Now for the chicks, I'm the guy who gets more than anyone most people and that hasn't really changed. What has changed is me, I'm really tired of it actually. I've only been in two long relationships, both which lasted only 3-4 years. Over the course of them I've pretty much ruined them by being overly promiscuous. I found that it is a lot harder now though to actually get further than a couple of months now. Over the past couple of months there have been 5 different women: Ally, Kaitlyn, Catherine, and 2 Teagans. Lasting respectively: 3 months, 1 night, 1 week, 3 months, and 1 day. When Ally and I broke up it was because we both wanted different things, she wanted what I now want. With Kaitlyn, it was a one night stand and is the main reason I don't go to English anymore. Catherine was a girl who liked me in my Psych class but I ended up not liking. Teagan D was a blonde model who I kept a relationship going purely based on shallow attraction, once that was done, I was done.
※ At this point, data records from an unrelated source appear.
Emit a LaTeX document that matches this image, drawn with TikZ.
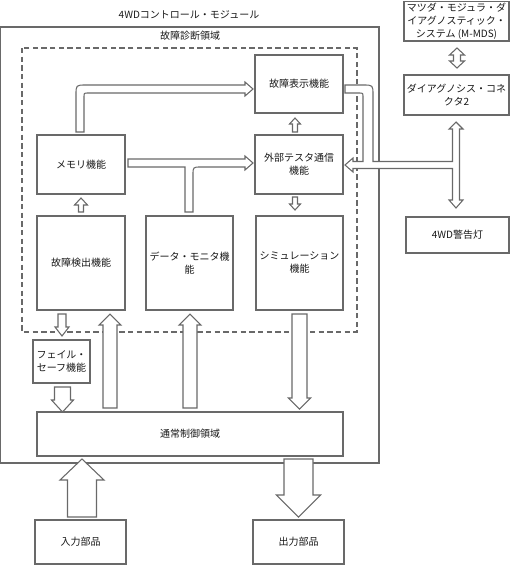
\documentclass[tikz,border=0pt]{standalone}
\usepackage{fontspec}
\setmainfont{Noto Sans CJK JP}
\definecolor{lc}{RGB}{105,105,105}
\definecolor{tc}{RGB}{25,25,25}
\newcommand\myvarrow[6]{\draw[barrow] ({#1-#2},#6) -- ({#1-#2},#5) -- ({#1-#3},#5) -- (#1,#4) -- ({#1+#3},#5) -- ({#1+#2},#5) -- ({#1+#2},#6) -- cycle;}
\newcommand\mybox[6]{\node[box, minimum width={(#4-#2)*0.75pt}, minimum height={(#5-#3)*0.75pt}] (#1) at ({(#2+#4)/2},{(#3+#5)/2}) {#6};}
\begin{document}
\begin{tikzpicture}[x=0.75pt,y=-0.75pt,
  font=\fontsize{7.5pt}{9.75pt}\selectfont,
  box/.style={draw=lc, line width=0.8pt, fill=white, text=tc, align=center, inner sep=0pt},
  barrow/.style={draw=lc, line width=0.8pt, fill=white, line join=miter},
  lbl/.style={text=tc, inner sep=0pt}]
\useasboundingbox (0,0) rectangle (512,565);

% outer module and diagnostic area
\draw[draw=lc, line width=0.8pt] (0.5,27) rectangle (379,463);
\node[lbl] (title) at (189,15) {4WDコントロール・モジュール};
\draw[draw=lc, line width=0.8pt, dash pattern=on 4pt off 2.5pt] (22,48) rectangle (357,332);
\node[lbl] (diag) at (190,36) {故障診断領域};

% boxes
\mybox{disp}{255}{55}{343}{113}{故障表示機能}
\mybox{mem}{37}{135}{125}{194}{メモリ機能}
\mybox{ext}{255}{135}{343}{194}{外部テスタ通信\\機能}
\mybox{det}{37}{216}{125}{310}{故障検出機能}
\mybox{mon}{146}{216}{233}{310}{データ・モニタ機\\能}
\mybox{sim}{256}{216}{343}{310}{シミュレーション\\機能}
\mybox{fs}{33}{340}{90}{383}{フェイル・\\セーフ機能}
\mybox{norm}{37}{412}{343}{456}{通常制御領域}
\mybox{inp}{35}{520}{126}{564}{入力部品}
\mybox{outp}{253}{520}{344}{564}{出力部品}
\mybox{mmds}{404}{1.5}{509}{41}{マツダ・モジュラ・ダ\\イアグノスティック・\\システム (M-MDS)}
\mybox{conn}{404}{75}{509}{115}{ダイアグノシス・コネ\\クタ2}
\mybox{lamp}{406}{217}{509}{253}{4WD警告灯}

% memory -> fault display (bent)
\draw[barrow] (76,132) -- (76,95) .. controls (76,85) .. (86,85) -- (245,85) -- (245,82) -- (253,89) -- (245,96) -- (245,93) -- (88,93) .. controls (84,93) .. (84,97) -- (84,132) -- cycle;

% memory -> external tester, merged with data monitor
\draw[barrow] (128,159) -- (245,159) -- (245,156) -- (253,163) -- (245,170) -- (245,167) -- (201,167) .. controls (193,167) .. (193,175) -- (193,212) -- (185,212) -- (185,167) -- (128,167) -- cycle;

% fault display / connector / lamp -> external tester (T shape)
\draw[barrow] (345,165) -- (353,158) -- (353,161.5) -- (363,161.5) -- (363,97) .. controls (363,93) .. (359,93) -- (345,93) -- (345,85) -- (363,85) .. controls (373,85) .. (373,95) -- (373,161.5) -- (452.5,161.5) -- (452.5,129) -- (449,129) -- (456,122) -- (463,129) -- (459.5,129) -- (459.5,200) -- (463,200) -- (456,208) -- (449,200) -- (452.5,200) -- (452.5,168.5) -- (353,168.5) -- (353,172) -- cycle;

% M-MDS <-> connector
\draw[barrow] (453.5,55) -- (449.5,55) -- (457,48) -- (464.5,55) -- (460.5,55) -- (460.5,61) -- (464.5,61) -- (457,68) -- (449.5,61) -- (453.5,61) -- cycle;

% small arrows
\myvarrow{295}{2.5}{5.5}{118}{124}{132}
\myvarrow{295}{2.5}{5.5}{210}{204}{197}
\myvarrow{81}{2.5}{6.5}{198}{205}{212}
\myvarrow{62}{4}{7}{336}{327}{314}
\myvarrow{62.5}{8}{11}{412}{400}{387}

% tall arrows
\myvarrow{110}{7}{11}{314}{325}{408}
\myvarrow{190}{7}{11}{314}{325}{408}
\myvarrow{299.5}{7.5}{11}{409}{398}{314}

% big arrows
\myvarrow{82}{14.5}{22}{459}{480}{517}
\myvarrow{298.5}{14.5}{22}{517}{495}{459}
\end{tikzpicture}
\end{document}
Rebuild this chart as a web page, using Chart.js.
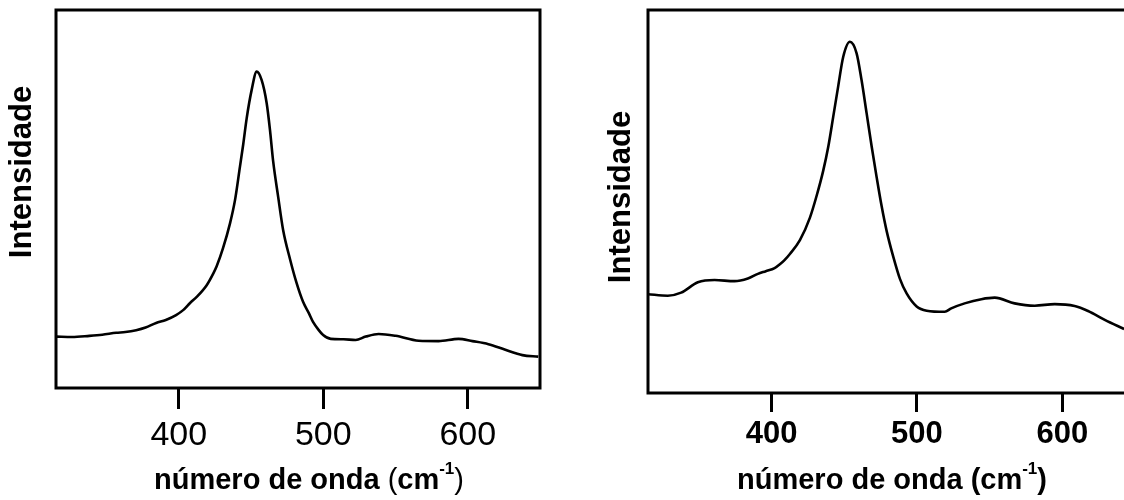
<!DOCTYPE html>
<html><head><meta charset="utf-8">
<script src="https://cdn.jsdelivr.net/npm/chart.js@4/dist/chart.umd.min.js"></script>
<style>
html,body{margin:0;padding:0;background:#fff;overflow:hidden;width:1124px;height:500px;}
#a{position:absolute;left:0;top:0;width:560px;height:500px;}
#b{position:absolute;left:560px;top:0;width:600px;height:500px;}
</style></head><body>
<div id="a"><canvas id="c1"></canvas></div>
<div id="b"><canvas id="c2"></canvas></div>
<script>
// ---- data ----
const xTickValues = [400, 500, 600];
const leftWavenumber = [315.3,326.0,338.1,347.0,356.7,363.0,370.5,377.0,384.3,391.0,398.1,403.0,407.8,412.4,419.3,424.0,426.2,430.6,435.4,438.9,442.3,444.6,447.0,450.4,453.9,457.3,460.8,463.1,465.3,468.8,472.2,476.9,481.5,486.0,490.0,493.0,496.9,499.9,505.2,514.0,522.4,529.4,538.3,550.1,566.0,579.8,593.6,603.2,614.3,626.0,637.8,648.8];
const leftIntensity  = [13.6,13.5,13.8,14.1,14.6,14.8,15.3,16.0,17.2,18.0,19.3,20.6,22.5,24.1,27.2,30.4,32.2,37.0,43.5,49.7,58.5,64.5,71.4,78.8,83.7,81.5,75.4,68.3,60.0,50.5,41.8,34.2,27.8,22.8,19.8,17.4,15.3,14.0,13.0,12.9,12.7,13.6,14.3,13.8,12.5,12.4,13.0,12.4,11.6,10.1,8.7,8.3];
const rightWavenumber = [314.9,328.6,337.8,349.3,360.8,374.5,383.7,390.6,396.0,402.1,405.7,408.9,412.6,419.5,426.4,431.0,435.5,439.0,442.4,445.8,449.3,453.9,458.5,461.9,465.4,468.8,472.3,475.7,479.1,483.7,488.3,492.9,499.8,506.7,519.1,523.6,532.8,544.3,553.5,567.2,581.0,594.8,608.5,617.7,629.2,642.5];
const rightIntensity  = [25.8,25.4,26.2,28.9,29.5,29.2,29.9,31.1,31.8,32.6,33.6,34.7,36.3,39.9,45.8,51.5,58.0,64.3,72.1,80.0,87.8,91.7,88.7,81.7,73.0,64.5,56.3,48.8,42.4,35.6,29.8,26.0,22.6,21.5,21.2,22.1,23.4,24.5,24.9,23.4,22.8,23.2,22.7,21.4,19.1,16.7];
const yTitleText = 'Intensidade';
const xTitleText = 'número de onda ';
const xUnitText = 'cm';
const xUnitSup = '-1';

const FONT = "'Liberation Sans', Arial, Helvetica, sans-serif";

const framePlugin = {
  id: 'frame',
  afterDatasetsDraw(chart) {
    const a = chart.chartArea, ctx = chart.ctx;
    ctx.save();
    ctx.strokeStyle = '#000';
    ctx.lineWidth = 3;
    ctx.strokeRect(a.left, a.top, a.right - a.left, a.bottom - a.top);
    ctx.restore();
  }
};

const titlePlugin = {
  id: 'axisTitles',
  afterDraw(chart, args, opts) {
    const ctx = chart.ctx;
    ctx.save();
    ctx.fillStyle = '#000';
    ctx.textBaseline = 'alphabetic';
    const xs = opts.x;
    let total = 0;
    const segs = xs.segments.map(s => {
      const f = (s.bold ? 'bold ' : '') + (s.sup ? xs.supSize : xs.size) + 'px ' + FONT;
      ctx.font = f;
      const w = ctx.measureText(s.t).width;
      total += w;
      return {t: s.t, f, w, sup: s.sup};
    });
    let x = xs.cx - total / 2;
    ctx.textAlign = 'left';
    segs.forEach(s => {
      ctx.font = s.f;
      ctx.fillText(s.t, x, xs.baseline - (s.sup ? xs.supRaise : 0));
      x += s.w;
    });
    const ys = opts.y;
    ctx.font = 'bold ' + ys.size + 'px ' + FONT;
    ctx.translate(ys.bx, ys.cy);
    ctx.rotate(-Math.PI / 2);
    ctx.textAlign = 'center';
    ctx.fillText(ys.text, 0, 0);
    ctx.restore();
  }
};

function makeChart(id, xs, ys, cfg) {
  const pts = xs.map((v, i) => ({x: v, y: ys[i]}));
  return new Chart(document.getElementById(id), {
    type: 'line',
    data: { datasets: [{ data: pts, borderColor: '#000', borderWidth: 2.6, pointRadius: 0, fill: false, cubicInterpolationMode: 'monotone' }] },
    options: {
      responsive: true, maintainAspectRatio: false, animation: false, devicePixelRatio: 1,
      layout: { padding: cfg.padding },
      plugins: { legend: {display: false}, tooltip: {enabled: false}, axisTitles: cfg.titles },
      scales: {
        x: {
          type: 'linear', min: 315, max: 650,
          afterFit(s) { s.height = cfg.xHeight; },
          afterBuildTicks(s) { s.ticks = xTickValues.map(v => ({value: v})); },
          grid: { display: true, drawOnChartArea: false, drawTicks: true, tickLength: cfg.tickLength, tickWidth: 3, tickColor: '#000' },
          border: { display: false },
          ticks: { color: '#000', font: cfg.tickFont, padding: cfg.tickPadding, maxRotation: 0, autoSkip: false, callback: v => String(v) }
        },
        y: { display: false, min: 0, max: 100 }
      }
    },
    plugins: [framePlugin, titlePlugin]
  });
}

makeChart('c1', leftWavenumber, leftIntensity, {
  padding: {left: 56, top: 10, right: 20, bottom: 0},
  xHeight: 112, tickLength: 21, tickPadding: 6,
  tickFont: {family: FONT, size: 34},
  titles: {
    x: { cx: 309, baseline: 489, size: 29, supSize: 17, supRaise: 15,
         segments: [{t: xTitleText, bold: true}, {t: '(', bold: false}, {t: xUnitText, bold: true}, {t: xUnitSup, bold: true, sup: true}, {t: ')', bold: false}] },
    y: { text: yTitleText, size: 31, bx: 31, cy: 172 }
  }
});

makeChart('c2', rightWavenumber, rightIntensity, {
  padding: {left: 88, top: 10, right: 25, bottom: 0},
  xHeight: 107, tickLength: 19, tickPadding: 4,
  tickFont: {family: FONT, size: 31, weight: 'bold'},
  titles: {
    x: { cx: 332, baseline: 489, size: 29, supSize: 17, supRaise: 15,
         segments: [{t: xTitleText + '(', bold: true}, {t: xUnitText, bold: true}, {t: xUnitSup, bold: true, sup: true}, {t: ')', bold: true}] },
    y: { text: yTitleText, size: 31, bx: 70, cy: 197 }
  }
});
</script>
</body></html>
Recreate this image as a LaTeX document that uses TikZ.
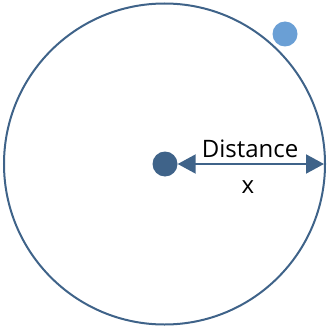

The last Teagan is the funny part. On top of being gorgeous I actually liked her a lot, and we went out once. It was great and we made followup plans, basically resulting in us back at my place for some fun. I ended up getting stood the fuck up, having a really shitty weekend where I also ended up getting fired because of her, and then I get basically ignored when I forgive her and try to make plans again. Fast forward about a month where I get pretty desperate to talk to someone (I'm stressing out like mad over exams) and I text her. One word reply, whatever not a big deal so I ask her to hang out. I get ignored again. I learned today essentially from one of her friends that she is depressive and slightly crazy. She likes to find ways to punish herself, like not seeing me again. Which I guess if you want to you can see it as she likes me, who cares really. She's also apparently slept with every guy friend she's ever had. I dodged a bullet. Hard.

That's basically a catch-up to what's relevant to my life as of now. I'll probably end up writing another major catch-up very soon, and actually return to class tomorrow. So for now, peace out.